→ Task to carry out: Copy the listing below line for line, starting at its first line and ending with the line that has "fig = plt.figure(figsize=(W" in it. Add nothing.

→ Records for the exercise:
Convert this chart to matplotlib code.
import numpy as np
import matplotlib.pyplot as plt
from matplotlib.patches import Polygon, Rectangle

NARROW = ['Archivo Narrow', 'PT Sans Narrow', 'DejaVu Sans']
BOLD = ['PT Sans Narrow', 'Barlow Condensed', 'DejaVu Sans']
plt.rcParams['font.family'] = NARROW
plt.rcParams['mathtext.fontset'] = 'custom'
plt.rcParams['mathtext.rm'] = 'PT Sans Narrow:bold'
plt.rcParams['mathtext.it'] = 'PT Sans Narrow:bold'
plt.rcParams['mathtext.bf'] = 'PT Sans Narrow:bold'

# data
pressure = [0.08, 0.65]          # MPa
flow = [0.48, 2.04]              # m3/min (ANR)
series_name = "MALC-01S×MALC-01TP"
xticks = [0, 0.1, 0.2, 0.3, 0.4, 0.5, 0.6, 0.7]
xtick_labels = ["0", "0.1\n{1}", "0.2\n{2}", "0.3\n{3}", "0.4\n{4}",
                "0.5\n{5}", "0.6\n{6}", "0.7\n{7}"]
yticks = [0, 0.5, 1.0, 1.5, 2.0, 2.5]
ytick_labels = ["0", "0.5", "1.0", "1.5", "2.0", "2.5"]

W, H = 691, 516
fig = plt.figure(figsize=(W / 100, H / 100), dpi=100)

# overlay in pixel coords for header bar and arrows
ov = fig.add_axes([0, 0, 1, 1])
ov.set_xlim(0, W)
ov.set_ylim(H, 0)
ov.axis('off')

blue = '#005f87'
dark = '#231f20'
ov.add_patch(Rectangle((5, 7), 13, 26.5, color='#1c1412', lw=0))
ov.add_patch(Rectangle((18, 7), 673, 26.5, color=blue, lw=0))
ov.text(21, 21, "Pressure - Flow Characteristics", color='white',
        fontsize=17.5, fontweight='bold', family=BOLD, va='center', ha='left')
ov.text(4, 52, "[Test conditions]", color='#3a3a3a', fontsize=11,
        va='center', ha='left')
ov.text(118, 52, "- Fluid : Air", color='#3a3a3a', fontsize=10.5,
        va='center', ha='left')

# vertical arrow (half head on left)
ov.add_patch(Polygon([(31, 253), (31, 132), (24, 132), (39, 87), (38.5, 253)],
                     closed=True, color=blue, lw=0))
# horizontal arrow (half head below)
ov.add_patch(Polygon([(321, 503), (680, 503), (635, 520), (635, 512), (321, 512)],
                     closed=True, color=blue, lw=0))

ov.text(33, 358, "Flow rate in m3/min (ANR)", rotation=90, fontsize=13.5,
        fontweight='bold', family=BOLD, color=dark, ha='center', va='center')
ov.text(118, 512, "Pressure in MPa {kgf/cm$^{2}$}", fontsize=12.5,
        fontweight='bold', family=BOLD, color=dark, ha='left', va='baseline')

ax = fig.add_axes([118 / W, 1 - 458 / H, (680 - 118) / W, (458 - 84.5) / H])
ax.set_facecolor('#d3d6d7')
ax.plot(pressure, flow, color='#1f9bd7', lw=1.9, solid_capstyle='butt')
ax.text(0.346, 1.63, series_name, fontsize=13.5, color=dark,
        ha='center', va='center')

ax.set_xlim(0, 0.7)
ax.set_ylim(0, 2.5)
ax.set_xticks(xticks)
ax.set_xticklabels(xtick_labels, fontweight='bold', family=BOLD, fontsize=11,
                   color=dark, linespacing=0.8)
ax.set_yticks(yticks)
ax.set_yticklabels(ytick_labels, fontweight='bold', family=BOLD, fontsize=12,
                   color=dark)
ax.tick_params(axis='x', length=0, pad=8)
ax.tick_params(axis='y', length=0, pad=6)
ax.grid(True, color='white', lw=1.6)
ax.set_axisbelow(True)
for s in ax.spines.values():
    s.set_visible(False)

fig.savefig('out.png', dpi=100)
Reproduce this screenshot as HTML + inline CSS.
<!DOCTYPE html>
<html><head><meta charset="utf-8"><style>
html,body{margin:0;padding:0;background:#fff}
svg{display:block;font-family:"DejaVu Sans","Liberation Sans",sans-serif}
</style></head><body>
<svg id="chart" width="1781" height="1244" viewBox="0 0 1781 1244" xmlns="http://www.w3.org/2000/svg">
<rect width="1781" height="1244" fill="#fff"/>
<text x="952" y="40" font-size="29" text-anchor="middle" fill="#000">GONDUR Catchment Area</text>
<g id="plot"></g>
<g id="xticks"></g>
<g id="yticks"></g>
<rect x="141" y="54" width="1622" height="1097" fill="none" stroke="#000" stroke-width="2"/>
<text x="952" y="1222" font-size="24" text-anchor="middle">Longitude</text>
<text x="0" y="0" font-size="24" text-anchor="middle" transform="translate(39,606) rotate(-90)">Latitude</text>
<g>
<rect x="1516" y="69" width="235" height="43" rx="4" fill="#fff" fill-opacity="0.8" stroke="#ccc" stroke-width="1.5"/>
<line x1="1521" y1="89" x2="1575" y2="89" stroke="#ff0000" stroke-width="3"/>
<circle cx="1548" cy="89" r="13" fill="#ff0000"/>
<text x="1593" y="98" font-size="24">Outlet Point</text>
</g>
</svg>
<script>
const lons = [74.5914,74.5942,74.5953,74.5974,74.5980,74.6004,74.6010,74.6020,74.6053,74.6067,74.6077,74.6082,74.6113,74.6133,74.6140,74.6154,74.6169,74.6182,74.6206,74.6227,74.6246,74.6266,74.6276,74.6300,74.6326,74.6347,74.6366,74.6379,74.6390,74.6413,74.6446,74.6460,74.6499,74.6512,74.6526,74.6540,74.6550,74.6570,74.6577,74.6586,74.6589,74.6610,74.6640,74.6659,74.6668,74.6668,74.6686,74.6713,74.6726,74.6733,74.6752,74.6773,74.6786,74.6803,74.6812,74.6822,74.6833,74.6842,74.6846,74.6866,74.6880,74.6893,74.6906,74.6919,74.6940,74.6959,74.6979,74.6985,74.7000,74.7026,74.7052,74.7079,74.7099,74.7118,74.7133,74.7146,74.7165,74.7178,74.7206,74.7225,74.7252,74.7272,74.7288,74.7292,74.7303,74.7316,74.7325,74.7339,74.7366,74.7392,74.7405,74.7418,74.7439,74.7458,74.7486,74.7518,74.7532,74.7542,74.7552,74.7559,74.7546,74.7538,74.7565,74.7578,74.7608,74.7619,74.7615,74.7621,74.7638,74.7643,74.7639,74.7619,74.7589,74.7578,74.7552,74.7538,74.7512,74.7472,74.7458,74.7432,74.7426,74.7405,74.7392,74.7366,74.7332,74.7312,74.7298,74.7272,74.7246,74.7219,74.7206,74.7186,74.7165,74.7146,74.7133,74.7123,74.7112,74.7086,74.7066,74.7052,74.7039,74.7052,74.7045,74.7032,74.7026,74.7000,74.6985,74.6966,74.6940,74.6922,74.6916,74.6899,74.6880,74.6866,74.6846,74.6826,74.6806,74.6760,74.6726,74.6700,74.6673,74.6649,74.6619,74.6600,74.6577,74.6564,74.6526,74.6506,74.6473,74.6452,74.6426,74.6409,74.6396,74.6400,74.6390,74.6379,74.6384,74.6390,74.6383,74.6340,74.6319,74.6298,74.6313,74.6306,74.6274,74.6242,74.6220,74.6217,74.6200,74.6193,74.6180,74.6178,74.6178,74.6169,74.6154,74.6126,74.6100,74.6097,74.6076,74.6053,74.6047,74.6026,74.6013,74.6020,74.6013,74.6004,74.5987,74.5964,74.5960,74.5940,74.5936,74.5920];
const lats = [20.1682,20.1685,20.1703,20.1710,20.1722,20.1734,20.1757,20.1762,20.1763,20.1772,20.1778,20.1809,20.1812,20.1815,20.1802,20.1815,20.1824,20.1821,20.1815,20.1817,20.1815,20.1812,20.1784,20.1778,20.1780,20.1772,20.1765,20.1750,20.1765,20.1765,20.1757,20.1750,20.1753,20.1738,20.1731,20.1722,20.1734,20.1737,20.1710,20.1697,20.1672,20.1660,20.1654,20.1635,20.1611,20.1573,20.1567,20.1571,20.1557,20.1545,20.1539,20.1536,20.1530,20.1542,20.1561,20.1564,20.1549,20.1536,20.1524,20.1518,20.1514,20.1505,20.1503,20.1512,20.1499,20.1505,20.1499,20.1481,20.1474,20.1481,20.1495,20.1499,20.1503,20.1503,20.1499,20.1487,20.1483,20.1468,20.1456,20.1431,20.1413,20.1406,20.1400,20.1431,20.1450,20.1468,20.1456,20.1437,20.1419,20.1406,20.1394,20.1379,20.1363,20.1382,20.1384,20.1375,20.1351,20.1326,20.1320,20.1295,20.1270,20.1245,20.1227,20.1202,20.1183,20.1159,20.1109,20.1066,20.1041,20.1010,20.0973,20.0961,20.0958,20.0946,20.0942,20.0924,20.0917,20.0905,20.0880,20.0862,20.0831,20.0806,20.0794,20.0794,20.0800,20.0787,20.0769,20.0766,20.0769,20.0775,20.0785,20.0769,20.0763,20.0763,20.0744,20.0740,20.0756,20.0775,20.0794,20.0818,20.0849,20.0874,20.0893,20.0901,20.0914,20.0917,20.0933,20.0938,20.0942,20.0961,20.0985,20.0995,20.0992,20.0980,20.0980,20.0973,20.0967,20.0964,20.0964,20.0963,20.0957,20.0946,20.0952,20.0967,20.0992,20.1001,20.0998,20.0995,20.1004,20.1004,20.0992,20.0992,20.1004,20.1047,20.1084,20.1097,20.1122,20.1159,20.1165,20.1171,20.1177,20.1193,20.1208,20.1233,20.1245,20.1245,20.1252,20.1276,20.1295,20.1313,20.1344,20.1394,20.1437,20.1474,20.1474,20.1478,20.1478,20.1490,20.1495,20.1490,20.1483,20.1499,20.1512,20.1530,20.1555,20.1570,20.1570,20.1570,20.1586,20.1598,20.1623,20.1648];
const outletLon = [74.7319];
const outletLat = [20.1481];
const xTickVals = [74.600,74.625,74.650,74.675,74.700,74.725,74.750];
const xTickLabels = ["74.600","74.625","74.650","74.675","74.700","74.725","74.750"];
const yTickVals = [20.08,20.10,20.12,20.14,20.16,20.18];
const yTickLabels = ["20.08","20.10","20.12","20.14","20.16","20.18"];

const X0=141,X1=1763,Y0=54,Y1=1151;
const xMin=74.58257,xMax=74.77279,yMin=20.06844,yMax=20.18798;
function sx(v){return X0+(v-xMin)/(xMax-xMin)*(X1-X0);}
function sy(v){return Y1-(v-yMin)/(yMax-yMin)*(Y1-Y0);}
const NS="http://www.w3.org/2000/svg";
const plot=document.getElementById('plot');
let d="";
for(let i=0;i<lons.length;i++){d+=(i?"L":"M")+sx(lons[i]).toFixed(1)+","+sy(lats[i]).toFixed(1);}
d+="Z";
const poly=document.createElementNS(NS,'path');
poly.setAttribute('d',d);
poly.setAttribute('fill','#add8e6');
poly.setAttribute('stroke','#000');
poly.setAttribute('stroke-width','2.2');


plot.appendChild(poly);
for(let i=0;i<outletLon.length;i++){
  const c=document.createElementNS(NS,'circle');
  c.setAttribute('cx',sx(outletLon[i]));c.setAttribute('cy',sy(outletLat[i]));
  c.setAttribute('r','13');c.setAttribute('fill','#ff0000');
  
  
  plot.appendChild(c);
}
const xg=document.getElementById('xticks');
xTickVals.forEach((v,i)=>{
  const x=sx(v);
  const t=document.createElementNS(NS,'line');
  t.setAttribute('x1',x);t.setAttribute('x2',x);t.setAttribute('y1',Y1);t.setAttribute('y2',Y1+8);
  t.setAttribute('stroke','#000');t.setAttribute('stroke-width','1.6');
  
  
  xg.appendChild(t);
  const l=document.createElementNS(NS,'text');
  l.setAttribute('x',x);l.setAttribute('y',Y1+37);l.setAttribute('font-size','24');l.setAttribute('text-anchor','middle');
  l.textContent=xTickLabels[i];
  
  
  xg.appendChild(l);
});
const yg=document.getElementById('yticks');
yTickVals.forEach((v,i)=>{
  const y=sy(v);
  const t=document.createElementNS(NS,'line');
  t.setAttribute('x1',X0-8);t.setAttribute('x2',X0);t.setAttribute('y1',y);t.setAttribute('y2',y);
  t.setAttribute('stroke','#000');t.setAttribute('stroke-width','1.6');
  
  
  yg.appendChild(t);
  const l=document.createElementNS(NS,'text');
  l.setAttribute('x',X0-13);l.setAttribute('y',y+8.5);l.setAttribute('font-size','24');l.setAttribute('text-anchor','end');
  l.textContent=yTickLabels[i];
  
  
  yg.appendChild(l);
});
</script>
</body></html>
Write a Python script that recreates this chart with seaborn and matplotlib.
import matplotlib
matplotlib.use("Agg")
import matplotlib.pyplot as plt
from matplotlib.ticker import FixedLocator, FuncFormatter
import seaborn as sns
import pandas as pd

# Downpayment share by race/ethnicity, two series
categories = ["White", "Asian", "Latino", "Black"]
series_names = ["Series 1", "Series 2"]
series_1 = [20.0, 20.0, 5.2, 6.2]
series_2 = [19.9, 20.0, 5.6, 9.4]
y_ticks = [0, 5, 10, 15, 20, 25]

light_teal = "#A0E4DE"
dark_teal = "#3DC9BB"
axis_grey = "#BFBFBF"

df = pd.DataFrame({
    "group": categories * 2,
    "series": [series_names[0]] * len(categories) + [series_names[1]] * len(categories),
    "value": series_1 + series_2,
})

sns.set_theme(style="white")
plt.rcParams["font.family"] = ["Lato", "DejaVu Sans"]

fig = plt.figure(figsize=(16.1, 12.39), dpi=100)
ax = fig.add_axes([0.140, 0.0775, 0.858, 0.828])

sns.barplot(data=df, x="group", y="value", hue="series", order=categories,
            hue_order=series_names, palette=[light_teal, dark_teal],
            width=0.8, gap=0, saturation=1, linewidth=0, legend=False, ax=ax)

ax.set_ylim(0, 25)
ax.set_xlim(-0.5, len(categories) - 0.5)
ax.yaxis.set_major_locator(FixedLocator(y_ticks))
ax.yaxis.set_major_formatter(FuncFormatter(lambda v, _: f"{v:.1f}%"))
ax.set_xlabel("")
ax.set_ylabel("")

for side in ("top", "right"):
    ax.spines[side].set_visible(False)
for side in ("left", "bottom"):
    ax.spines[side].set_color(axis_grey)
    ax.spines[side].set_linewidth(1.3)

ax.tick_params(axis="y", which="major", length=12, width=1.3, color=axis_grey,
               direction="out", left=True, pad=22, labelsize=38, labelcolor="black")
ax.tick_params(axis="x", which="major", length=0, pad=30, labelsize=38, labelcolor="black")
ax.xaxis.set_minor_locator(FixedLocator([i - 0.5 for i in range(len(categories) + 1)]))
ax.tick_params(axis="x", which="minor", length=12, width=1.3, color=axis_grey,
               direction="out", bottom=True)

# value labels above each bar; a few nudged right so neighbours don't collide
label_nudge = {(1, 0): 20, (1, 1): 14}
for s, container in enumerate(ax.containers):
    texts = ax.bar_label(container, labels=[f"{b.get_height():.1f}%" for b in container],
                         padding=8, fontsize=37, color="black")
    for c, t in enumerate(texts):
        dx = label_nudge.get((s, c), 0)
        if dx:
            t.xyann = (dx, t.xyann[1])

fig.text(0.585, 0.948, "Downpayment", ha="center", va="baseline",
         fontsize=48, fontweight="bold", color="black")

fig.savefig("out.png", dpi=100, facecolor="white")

→ Answer to this problem:
Convert this chart to matplotlib code.
import numpy as np
import matplotlib.pyplot as plt
from matplotlib.patches import Polygon, Rectangle

NARROW = ['Archivo Narrow', 'PT Sans Narrow', 'DejaVu Sans']
BOLD = ['PT Sans Narrow', 'Barlow Condensed', 'DejaVu Sans']
plt.rcParams['font.family'] = NARROW
plt.rcParams['mathtext.fontset'] = 'custom'
plt.rcParams['mathtext.rm'] = 'PT Sans Narrow:bold'
plt.rcParams['mathtext.it'] = 'PT Sans Narrow:bold'
plt.rcParams['mathtext.bf'] = 'PT Sans Narrow:bold'

# data
pressure = [0.08, 0.65]          # MPa
flow = [0.48, 2.04]              # m3/min (ANR)
series_name = "MALC-01S×MALC-01TP"
xticks = [0, 0.1, 0.2, 0.3, 0.4, 0.5, 0.6, 0.7]
xtick_labels = ["0", "0.1\n{1}", "0.2\n{2}", "0.3\n{3}", "0.4\n{4}",
                "0.5\n{5}", "0.6\n{6}", "0.7\n{7}"]
yticks = [0, 0.5, 1.0, 1.5, 2.0, 2.5]
ytick_labels = ["0", "0.5", "1.0", "1.5", "2.0", "2.5"]

W, H = 691, 516
fig = plt.figure(figsize=(W / 100, H / 100), dpi=100)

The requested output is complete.